My recommendation, for scholars who pine for the original MESA, is to consider joining ASMEA, the Association for the Study of the Middle East and Africa. Its founders, Bernard Lewis and Fouad Ajami, were prescient. Fifteen years ago, they saw where MESA was headed, saw room for an alternative, and created one.

ASMEA has survived the passing of its two founders, and has established a bridgehead in academe. Like MESA, it has an annual conference, a journal, and scholarly prizes. It’s been running against an incumbent with a half-century’s head start, so it has a way to go. But unlike MESA, it’s growing, not shrinking. If ASMEA can expand its services to members, and remain welcoming to all without discrimination, it can narrow the gap, and even push MESA aside. If something is worth doing in America, at least two competitors should do it. Studying the Middle East is that important.
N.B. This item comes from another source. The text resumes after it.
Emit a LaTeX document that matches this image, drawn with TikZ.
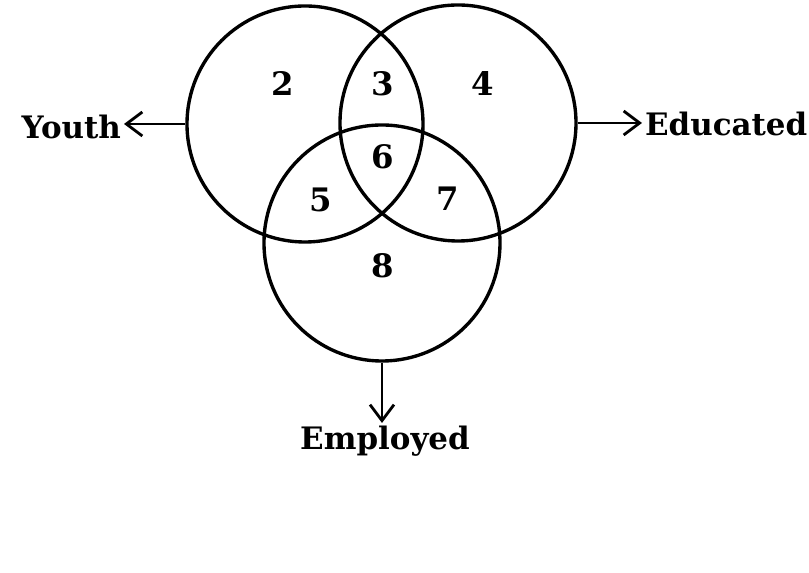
\documentclass[tikz,border=0pt]{standalone}
\usepackage{fontspec}
\setmainfont{DejaVu Serif}
\usetikzlibrary{arrows.meta}

\tikzset{
  set/.style={draw, circle, line width=2.4pt, minimum size=5.9cm, inner sep=0pt},
  region/.style={font=\bfseries\fontsize{23}{27}\selectfont},
  setlabel/.style={font=\bfseries\fontsize{22}{26}\selectfont, inner sep=2pt},
  pointer/.style={-{Straight Barb[length=4mm, width=6mm, line width=2pt]}, line width=2pt},
}

\begin{document}
\begin{tikzpicture}
        \useasboundingbox (0,0) rectangle (20.225,14.325);

        % the three sets
        \node[set] (youth) at (7.625,11.225) {};
        \node[set] (educ) at (11.45,11.25) {};
        \node[set] (empl) at (9.55,8.25) {};

        % region numbers
        \node[region] (r2) at (7.075,12.225) {2};
        \node[region] (r3) at (9.5625,12.225) {3};
        \node[region] (r4) at (12.075,12.225) {4};
        \node[region] (r6) at (9.575,10.4) {6};
        \node[region] (r5) at (8.025,9.325) {5};
        \node[region] (r7) at (11.2,9.35) {7};
        \node[region] (r8) at (9.575,7.675) {8};

        % set names
        \node[setlabel, anchor=east] (ylbl) at (3.1,11.15) {Youth};
        \node[setlabel, anchor=west] (elbl) at (16.05,11.225) {Educated};
        \node[setlabel, anchor=north] (mlbl) at (9.625,3.75) {Employed};

        \draw[pointer] (youth.west) -- (youth.west -| ylbl.east);
        \draw[pointer] (educ.east) -- (educ.east -| elbl.west);
        \draw[pointer] (empl.south) -- (empl.south |- mlbl.north);

    \end{tikzpicture}
\end{document}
Update, December 2, 2022. Since the boycott measure passed, MESA has worked to get its institutional members back on board, so that it can appear to have weathered the storm. The effort has met with some success. The University of Texas at Austin and the University of Arizona are back. So are the University of Massachusetts at Amherst and the University of Wisconsin at Madison. And the North Carolina Consortium is back; it includes Duke and the University of North Carolina at Chapel Hill.

Why? MESA’s boycott resolution didn’t resonate as much as university-based Middle East centers feared. The lack of outrage was the theme of an an article in the Chronicle of Higher Education. That piece probably gave some centers, especially at public universities, a sense that they could safely crawl back to MESA, and no one would notice. 

It’s definitely true that the MESA resolution didn’t cause the uproar of the similar resolution by the American Studies Association (ASA) back in 2013. But pace the Chronicle, it’s not because the academic boycott has been “normalized” in any way. It’s because presidents, provosts, and deans thought to themselves: Well, isn’t this an association made up mostly of Arabs, including a lot of fanatics? You needn’t explode in outrage when dogs bark or clouds rain.

If that’s what they thought, it’s not an excuse for their silence. These universities, which fork over institutional membership fees to an Israel-boycotting advocacy group, are complicit in a gross violation of academic freedom. Even if this carries no consequences, it hollows out their own moral credibility. And a business-as-usual approach to MESA is also a betrayal of their own faculty and students who want ties to Israeli universities and colleges. Institutional membership in MESA is a dent in their dignity, and friends of Israel should make sure these universities know it.